Me (thoroughly exasperated): Fine. I'll wear headphones or something. I just wanted you to know that I can hear you talking. (I leave.)
And they CONTINUE talking, without any effort whatsoever to lower their voices. Around 1 am, exhaustion overcomes me and I pass out. About 5ish, I wake up to hear noise still coming from the room, but it sounds more like a TV or radio. I've become convinced that they left it on to spite me.
I realize that the condition of being an ass is not limited to Americans alone, but there seems to be a special brand of it that only we posess, this kind of the-world-is-my-McDonald's-Play-Area-and-screw-you-if-you-have-feelings-about-that. It was flabbergasting. I mean, did you ever once notice an apology in there? Anything that even hinted of it? No. Grrrrrrrrrrrrrrrr. No wonder most of the world hates us. I hate us, and I am us.

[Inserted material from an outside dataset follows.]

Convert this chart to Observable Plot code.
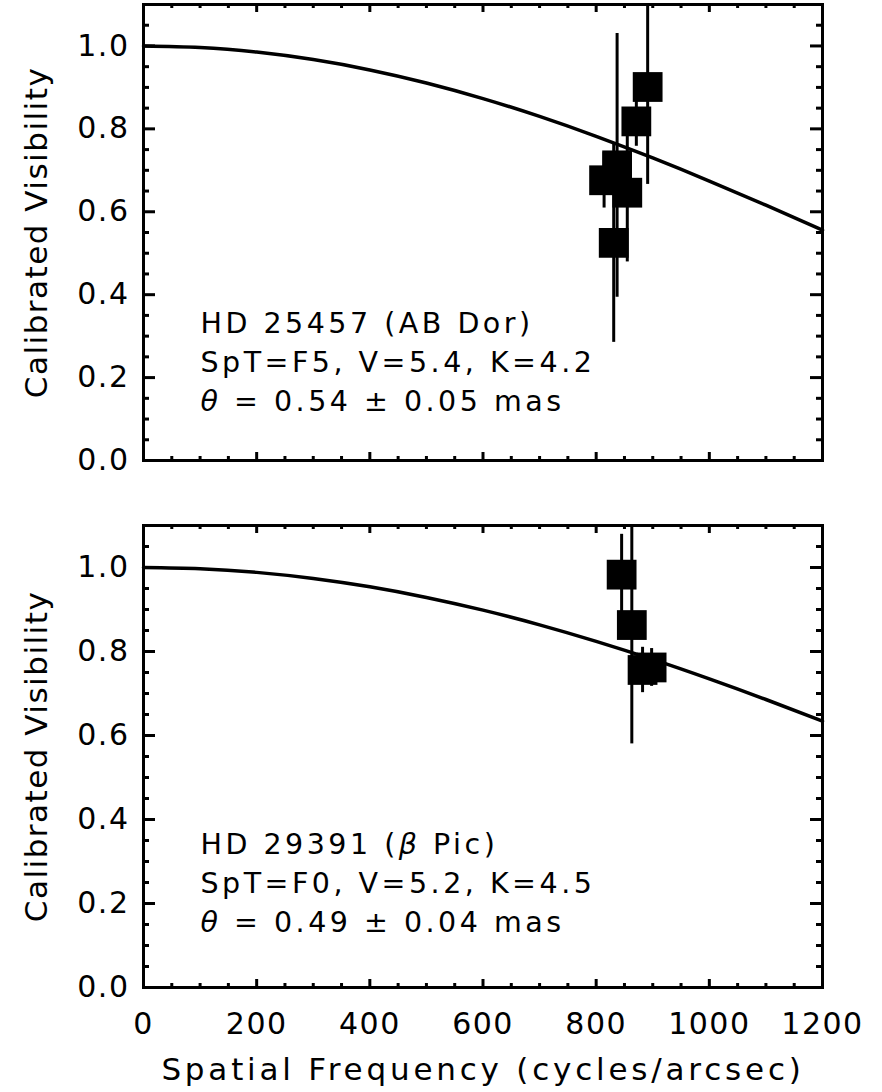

Okay, this was a lot less quick and somewhat more bitter than I meant it to be. I'll recommend a good book so as not to end it on a sour note.
The Story of Tracy Beaker Jacqueline Wilson. I'm actually not sure if she's available in the States, but I hope so, because she's a major bestseller over here. Anyway, this is not your normal sunshiney perfect-world children's book. Tracy Beaker's mum has left her in state care for the past several years. Tracy ain't no Oliver Twist, though. She gets in fights with the other kids, lobbies unashamedly for her favorite adult to adopt her, and generally looks out for Number One. But there's real sweetness under her shell. The other big thumbs-up to this book is the ending, which is not saccharine-sweet, everything-gets-fixed, happily-ever-after. Jacqueline Wilson isn't afraid to show us the way that some kids' lives really are, and how they really deal with it. Go see if you can find her.